Précisant que « ça ne se passe pas ici, mais [que] ça se passe maintenant », plusieurs professionnel·les de la santé belges étaient menotté·es devant l’ambassade de Pologne afin de dénoncer les graves restrictions auxquelles font face leurs confrères et consoeurs polonais·es. Tenant dans les mains un panneau indiquant leurs noms et leurs fonctions, ces personnes ont ensuite été photographiées une à une pour un « mugshot » symbolique.
« Ces dernières années, des millions de personnes en Pologne ont été privées du droit de disposer de leur corps. Le 15 octobre, le pays élira un nouveau parlement. En cette Journée mondiale pour le droit à l’avortement, notre objectif est de rappeler avec insistance aux responsables politiques et aux électeur·rices que les soins relatifs à l’avortement sont des soins de santé fondamentaux. L’accès à un avortement sûr et légal est un droit humain », explique Philippe Hensmans, directeur de la section belge francophone d’Amnesty International.

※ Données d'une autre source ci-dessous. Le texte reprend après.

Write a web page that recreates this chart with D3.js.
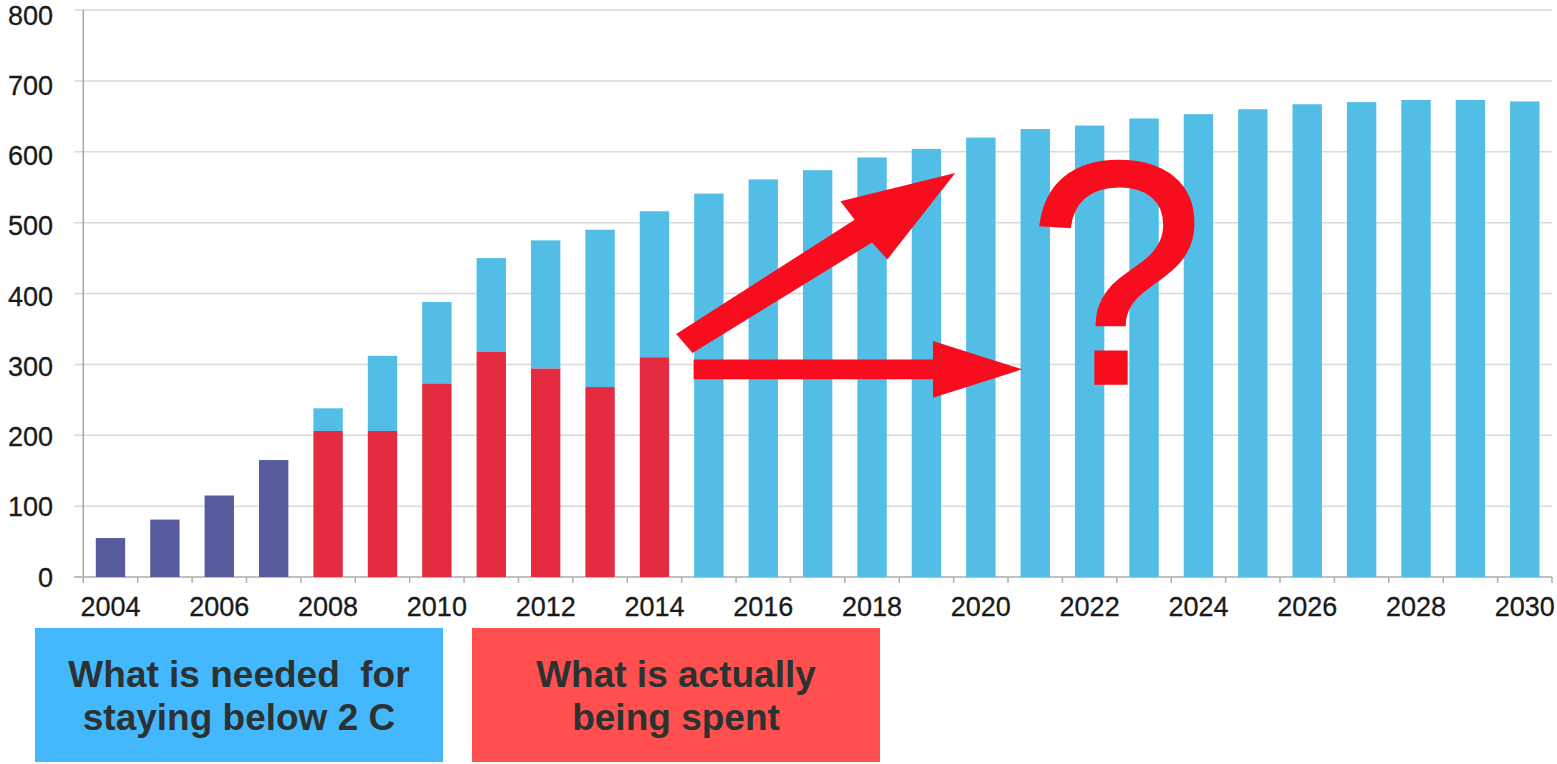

La Pologne possède l’une des législations les plus restrictives d’Europe en matière d’avortement. Tout médecin ou autre personne qui aide une personne enceinte à avorter encourt trois ans d’emprisonnement. Ainsi, chaque année, des milliers de
personnes se rendent à l’étranger afin obtenir des soins relatifs à l’avortement dans d’autres pays européens, dont la Belgique.
Complément d’information
Depuis l’arrivée au pouvoir du parti Droit et Justice (PiS) en 2015, le gouvernement polonais a pris de manière répétée diverses mesures pour restreindre les droits et soins de santé sexuels et reproductifs. L’avortement est ainsi presque totalement interdit, n’étant légal que lorsque la santé ou la vie de la personne enceinte est en danger ou lorsque la grossesse résulte d’un viol ou d’un inceste. Cependant, dans les faits, il est pratiquement impossible d’avorter, même pour les personnes qui en ont légalement le droit. Quant aux militant·es qui défendent le droit à l’avortement, ils et elles sont confronté·es à un environnement de plus en plus hostile, qui se traduit par des menaces, des violences et des persécutions.
Dans ce contexte où, par ailleurs, toute aide apportée à une personne enceinte dans le but d’avorter est sanctionnée d’une peine de prison pouvant aller jusqu’à trois ans, les militant·es et les groupes de défense des droits des femmes pointent la crainte des répercussions par les professionnel·les de santé, même dans des situations où l’avortement est légal, ce qui exacerbe les risques en matière de santé pour les personnes qui souhaitent avorter.
Ainsi, chaque année, des milliers de personnes enceintes sortent des frontières polonaises pour accéder à un un avortement dans d’autres pays européens, notamment en Belgique, aux Pays-Bas, en Allemagne et en République tchèque. D’autres commandent des médicaments abortifs à l’étranger, la possession de tels produits ne constituant pas une infraction au regard du droit polonais.